O inspetor-geral da polícia, coronel João Carlos Ferreira, admitiu ontem a possibilidade de o vazamento da denúncia contra policiais militares ter provocado a morte do guardador de carros Leandro dos Santos Silva, 24. Ele teria sido assassinado, anteontem, por PMs na favela de Parada de Lucas, zona norte do Rio.
Os parentes de Silva acreditam que o fato de ele ter denunciado os PMs por tortura e extorsão foi o motivo do assassinato.
Ferreira, no entanto, diz que prefere trabalhar com a hipótese de os PMs terem dado uma demonstração de poder. O guardador, que é funcionário da CET, teria sido assassinado por só ter pago a metade dos R$ 2.000 exigidos pelos PMs. A Secretaria de Segurança Pública só reconhece essa hipótese e nem sequer investiga se houve vazamento da denúncia.
Oito policiais foram presos, anteontem, sob acusação de torturar e extorquir dinheiro de moradores da favela e de matar Silva. Eles negam as acusações.
A líder comunitária que denunciou o sequestro, a tortura e a extorsão praticada contra Silva também suspeita que policiais que tomaram conhecimento da denúncia poderiam ter passado a informação para os envolvidos.
Segundo ela, que pede para não ter o nome revelado, três comerciantes da favela foram vítimas dos mesmos PMs, que pertencem ao 16º BPM (Olaria).
Um parente que disse ter visto o momento em que o guardador foi morto contou ontem, no enterro, que os PMs chegaram a afirmar que o motivo da morte foi o fato de a vítima ter denunciado os policiais. Segundo essa testemunha, os policiais disseram que é isso que acontece com "alcaguete".
Um primo do guardador diz que os parentes estavam tentando arrecadar os R$ 1.000 que faltavam para pagar a extorsão. O prazo dado pelos policiais militares seria até ontem, mas a denúncia teria motivado o crime.
Como a líder comunitária que fez a denúncia procurou primeiro a OAB (Ordem dos Advogados do Brasil), a Assembléia Legislativa e a Corregedoria da PM, Ferreira acha que o vazamento, se houve, pode ter partido de qualquer um desses lugares, ou até da 5ª DP, onde o caso foi registrado. "Acho que eles queriam mesmo aterrorizar a comunidade", disse Ferreira.

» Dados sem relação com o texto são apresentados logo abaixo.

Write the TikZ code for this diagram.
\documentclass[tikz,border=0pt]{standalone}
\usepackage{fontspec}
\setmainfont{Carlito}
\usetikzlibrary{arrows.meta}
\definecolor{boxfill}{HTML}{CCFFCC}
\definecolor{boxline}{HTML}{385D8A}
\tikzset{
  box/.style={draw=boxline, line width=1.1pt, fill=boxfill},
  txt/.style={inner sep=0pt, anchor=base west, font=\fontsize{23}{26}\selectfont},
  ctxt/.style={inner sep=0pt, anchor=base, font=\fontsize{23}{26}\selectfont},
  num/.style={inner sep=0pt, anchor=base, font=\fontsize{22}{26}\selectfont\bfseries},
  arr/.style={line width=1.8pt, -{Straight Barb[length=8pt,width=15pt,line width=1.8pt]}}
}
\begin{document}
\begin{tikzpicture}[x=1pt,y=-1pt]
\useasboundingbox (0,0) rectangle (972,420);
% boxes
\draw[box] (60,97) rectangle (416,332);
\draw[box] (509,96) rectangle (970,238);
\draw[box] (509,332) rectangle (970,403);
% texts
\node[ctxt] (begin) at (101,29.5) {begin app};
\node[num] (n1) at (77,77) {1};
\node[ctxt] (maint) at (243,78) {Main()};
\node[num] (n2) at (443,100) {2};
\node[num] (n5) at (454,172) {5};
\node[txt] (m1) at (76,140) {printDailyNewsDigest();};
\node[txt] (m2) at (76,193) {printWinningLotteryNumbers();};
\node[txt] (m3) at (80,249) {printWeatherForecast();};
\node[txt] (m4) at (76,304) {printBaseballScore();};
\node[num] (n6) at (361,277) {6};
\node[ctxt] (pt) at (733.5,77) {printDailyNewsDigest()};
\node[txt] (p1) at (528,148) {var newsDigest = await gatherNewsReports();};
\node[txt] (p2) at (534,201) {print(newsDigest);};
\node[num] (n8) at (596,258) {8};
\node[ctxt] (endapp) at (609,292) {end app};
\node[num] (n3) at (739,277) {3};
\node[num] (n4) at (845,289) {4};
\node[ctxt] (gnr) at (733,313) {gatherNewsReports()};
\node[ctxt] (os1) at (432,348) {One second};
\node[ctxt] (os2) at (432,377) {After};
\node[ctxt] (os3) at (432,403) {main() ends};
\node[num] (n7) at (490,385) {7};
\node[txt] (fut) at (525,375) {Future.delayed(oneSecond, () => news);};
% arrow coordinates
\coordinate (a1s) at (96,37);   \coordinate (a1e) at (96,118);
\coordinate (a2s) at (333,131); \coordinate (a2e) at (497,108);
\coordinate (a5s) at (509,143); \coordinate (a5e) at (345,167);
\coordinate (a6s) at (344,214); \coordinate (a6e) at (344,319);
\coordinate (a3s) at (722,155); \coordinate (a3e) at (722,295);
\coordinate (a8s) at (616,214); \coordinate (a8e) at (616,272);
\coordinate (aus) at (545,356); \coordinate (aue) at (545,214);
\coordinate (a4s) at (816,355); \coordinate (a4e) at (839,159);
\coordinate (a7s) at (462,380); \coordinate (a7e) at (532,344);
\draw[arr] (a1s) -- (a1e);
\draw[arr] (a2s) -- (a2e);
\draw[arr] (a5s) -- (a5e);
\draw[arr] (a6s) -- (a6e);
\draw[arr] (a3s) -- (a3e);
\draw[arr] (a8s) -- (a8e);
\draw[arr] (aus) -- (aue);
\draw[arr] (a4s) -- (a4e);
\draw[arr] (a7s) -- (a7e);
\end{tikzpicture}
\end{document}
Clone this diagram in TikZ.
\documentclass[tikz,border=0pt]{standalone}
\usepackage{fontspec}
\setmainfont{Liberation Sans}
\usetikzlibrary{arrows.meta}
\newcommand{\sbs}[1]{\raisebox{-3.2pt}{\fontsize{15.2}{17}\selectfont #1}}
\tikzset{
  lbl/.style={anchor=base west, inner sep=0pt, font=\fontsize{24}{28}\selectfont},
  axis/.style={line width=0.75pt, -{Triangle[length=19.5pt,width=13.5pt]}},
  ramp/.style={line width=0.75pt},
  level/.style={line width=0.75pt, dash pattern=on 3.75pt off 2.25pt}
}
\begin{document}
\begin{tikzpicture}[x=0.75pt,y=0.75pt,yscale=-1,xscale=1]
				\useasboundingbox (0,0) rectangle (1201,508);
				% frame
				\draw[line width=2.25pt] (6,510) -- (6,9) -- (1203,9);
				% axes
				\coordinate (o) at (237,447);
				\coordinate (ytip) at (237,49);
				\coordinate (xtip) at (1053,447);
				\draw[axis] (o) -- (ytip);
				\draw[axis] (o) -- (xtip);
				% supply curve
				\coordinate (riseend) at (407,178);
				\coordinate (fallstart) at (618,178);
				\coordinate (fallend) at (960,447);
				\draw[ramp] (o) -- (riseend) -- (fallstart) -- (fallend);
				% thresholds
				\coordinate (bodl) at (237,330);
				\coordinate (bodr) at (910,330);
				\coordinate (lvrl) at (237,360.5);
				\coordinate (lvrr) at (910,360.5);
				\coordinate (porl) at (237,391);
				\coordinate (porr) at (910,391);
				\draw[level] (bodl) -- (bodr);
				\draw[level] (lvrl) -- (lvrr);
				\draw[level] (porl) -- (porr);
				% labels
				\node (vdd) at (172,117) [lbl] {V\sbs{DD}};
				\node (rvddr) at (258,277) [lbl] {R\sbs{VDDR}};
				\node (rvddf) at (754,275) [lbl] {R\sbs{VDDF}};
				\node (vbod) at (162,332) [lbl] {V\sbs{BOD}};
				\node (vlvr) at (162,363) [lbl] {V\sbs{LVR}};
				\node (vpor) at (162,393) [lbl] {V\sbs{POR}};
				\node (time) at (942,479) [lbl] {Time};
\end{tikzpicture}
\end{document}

Mesmo com a prisão de oito suspeitos, familiares do guardador estão com medo de represálias da polícia. Eles recusaram a proteção oferecida ontem pela Secretaria de Segurança Pública.
Segundo parentes e moradores, os policiais fotografaram os participantes de um ato realizado anteontem na avenida Brasil, logo após o crime. Os PMs também teriam ido na casa de um parente de Silva fotografar os familiares.

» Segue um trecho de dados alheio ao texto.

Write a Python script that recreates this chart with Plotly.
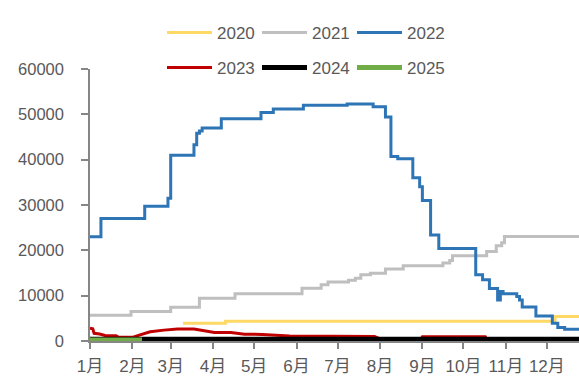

Silva foi enterrado ontem, às 12h, no Cemitério de Irajá. Em coro, familiares e amigos gritaram: "Ino, ino, ino, 16º é assassino", em referência ao 16º Batalhão.

Troca de tiros
Em depoimento na 38ª DP (Brás de Pina) que foi até as 5h de ontem, os oito policiais presos apresentaram a versão de que teriam ido à favela para uma operação. Ao chegarem, trocaram tiros com quatro traficantes. Na versão dos acusados, Silva estaria no grupo.
O Ministério Público Estadual quer que seja feita a reconstituição do caso. A Corregedoria da PM pedirá à Justiça a quebra do sigilo telefônico dos oito policiais suspeitos. O ex-comandante do 16º BPM coronel Lourenço Pacheco também terá suas ligações telefônicas vasculhadas. Ele foi exonerado e também está preso.
Num galpão onde seria praticada a tortura pelos policiais, foram encontrados objetos que pertenceriam ao guardador.

Nova denúncia
O secretário de Segurança, Anthony Garotinho, informou que dois policiais foram presos em flagrante ontem, numa delegacia, negociando por R$ 100 mil a liberdade do traficante José Roberto Pinto da Costa, o Capixaba, 29, chefe do tráfico nas favelas da Mandela e da Varginha, em Manguinhos (zona norte do Rio).
O delegado titular, que não estava na delegacia no momento do flagrante, foi exonerado do cargo, e outros dois PMs envolvidos no crime estariam foragidos.
A Folha não conseguiu localizar os advogados dos policiais.
Garotinho afirmou que o celular do traficante estava grampeado havia 15 dias e que nas próximas horas outros policiais civis e militares devem ser presos.